Wounded Words
There is an old saying, “Never judge a book by its cover.” Like most overused “sayings” it has all but lost its meaning. I found myself saying it as I got in the car last night on my way home from the weekly writing group I lead at a nearby homeless shelter.
I began the group back in September when I was asked to assist the residents who had all but lost contact with their families. Unsure of where to start, I created the writing group as a way to get “in” and begin to develop a relationship with the residents in order to accomplish this rather challenging goal of family reunification.
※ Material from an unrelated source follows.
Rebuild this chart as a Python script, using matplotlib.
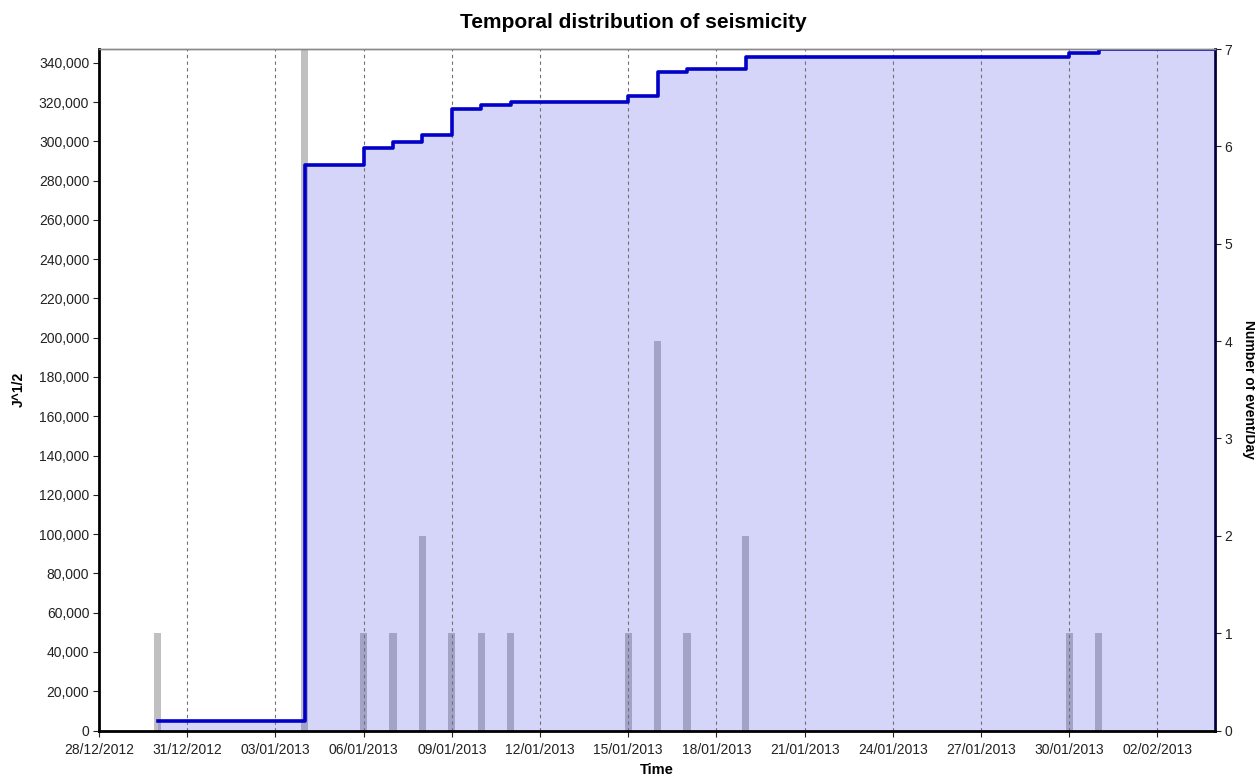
import matplotlib
matplotlib.use('Agg')
import matplotlib.pyplot as plt
import matplotlib.dates as mdates
from matplotlib.ticker import FuncFormatter, MultipleLocator
import numpy as np
import pandas as pd

plt.rcParams['font.family'] = ['Liberation Sans', 'DejaVu Sans']

# events per day (right axis)
event_days = ['2012-12-30', '2013-01-04', '2013-01-06', '2013-01-07', '2013-01-08',
              '2013-01-09', '2013-01-10', '2013-01-11', '2013-01-15', '2013-01-16',
              '2013-01-17', '2013-01-19', '2013-01-30', '2013-01-31']
events_per_day = [1, 7, 1, 1, 2, 1, 1, 1, 1, 4, 1, 2, 1, 1]

# cumulative J^1/2 after each day (left axis)
cum_energy = [4800, 288000, 296500, 299600, 303200, 316200, 318400, 320100,
              323000, 335100, 336600, 342800, 345200, 346800]

x_start = pd.Timestamp('2012-12-28')
x_end = pd.Timestamp('2013-02-03 23:00')
tick_days = pd.date_range('2012-12-28', '2013-02-02', freq='3D')

days = pd.to_datetime(event_days)

fig = plt.figure(figsize=(12.55, 7.78), dpi=100)
ax1 = fig.add_axes([99 / 1255, 1 - 730.5 / 778, (1215 - 99) / 1255, (730.5 - 49) / 778])
ax2 = ax1.twinx()

# bars behind the fill
ax2.bar(days, events_per_day, width=0.24, color='#c0c0c0', zorder=1)
ax2.set_ylim(0, 7)
ax2.yaxis.set_major_locator(MultipleLocator(1))

ax1.set_zorder(ax2.get_zorder() + 1)
ax1.patch.set_visible(False)

xs = list(days) + [x_end]
ys = cum_energy + [cum_energy[-1]]
ax1.fill_between(xs, ys, 0, step='post', color=(0.25, 0.25, 0.9), alpha=0.22, lw=0)
ax1.step(xs, ys, where='post', color='#0000c8', lw=2.6)

ax1.set_xlim(x_start, x_end)
ax1.set_ylim(0, 347000)
ax1.yaxis.set_major_locator(MultipleLocator(20000))
ax1.yaxis.set_major_formatter(FuncFormatter(lambda v, p: f'{int(v):,}'))
ax1.set_xticks(tick_days)
ax1.xaxis.set_major_formatter(mdates.DateFormatter('%d/%m/%Y'))
ax1.xaxis.grid(True, linestyle=(0, (3, 3)), color='#707070', lw=0.8)

for ax in (ax1, ax2):
    ax.tick_params(labelsize=10, length=4, width=0.8, colors='#222222', pad=3)
    ax.spines['top'].set_color('#888888')
    ax.spines['top'].set_linewidth(1)
ax1.tick_params(axis='x', pad=5)
ax1.spines['left'].set_linewidth(2)
ax1.spines['bottom'].set_linewidth(2)
ax2.spines['right'].set_linewidth(2)
ax2.spines['right'].set_color('#000033')
ax1.spines['right'].set_visible(False)
ax2.spines['left'].set_visible(False)
ax2.spines['bottom'].set_visible(False)

ax1.set_xlabel('Time', fontsize=10.5, fontweight='bold', labelpad=4)
ax1.set_ylabel('J^1/2', fontsize=10, fontweight='bold', labelpad=9)
fig.text(1249 / 1255, 0.5, 'Number of event/Day', rotation=270, ha='center', va='center',
         fontsize=10, fontweight='bold')
fig.text(0.505, 1 - 23 / 778, 'Temporal distribution of seismicity', ha='center', va='center',
         fontsize=15, fontweight='bold')

fig.savefig('out.png', dpi=100)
I could not predict what would happen.
About 2 years ago I joined a writing group led by Susan Hagen, a local writer who had written a book called Women at Ground Zero, the stories of the female first responders to the tragedy on September 11. Susan’s method was remarkable, creating a creative space for self exploration through writing. It wasn’t meant to be a “therapy group”, but it was certainly “therapeutic”. At the time I remember thinking, I could imagine using this in my therapy practice.
It wasn’t until I started at the homeless shelter that I had my chance. Each week after dinner, a group of us get together and write. We’re a motley crew, folks who have lost everything. Men and women, clad in donated clothes who rely on the compassion of others to get by. We range in age from 20 to over 70. We are moms and dads, brothers and sisters, grandpas and grandmas and next door neighbors. We are recovering alcoholics and addicts, professionals and teachers, laborers, cooks and lots of combat veterans. It’s not always the same folks, but they’re always there, waiting, anxious to see what stories are ready to emerge that particular evening.
We write for a couple of hours; about our lives, our fears, our experiences and our dreams. They are stories of honesty and courage, of battles won and lost. There are tales of childhoods fractured by violence and alcohol, punctuated by moments of clarity when, as one guy wrote last night, “you are able to put all your pain and anger and hate into the black space where it belongs and send it away. And then, when the blackness clears, all you have left is love.”
The stories shared are always unique, always heartfelt, always honest and always amazing. Each one a gift from those who have so little.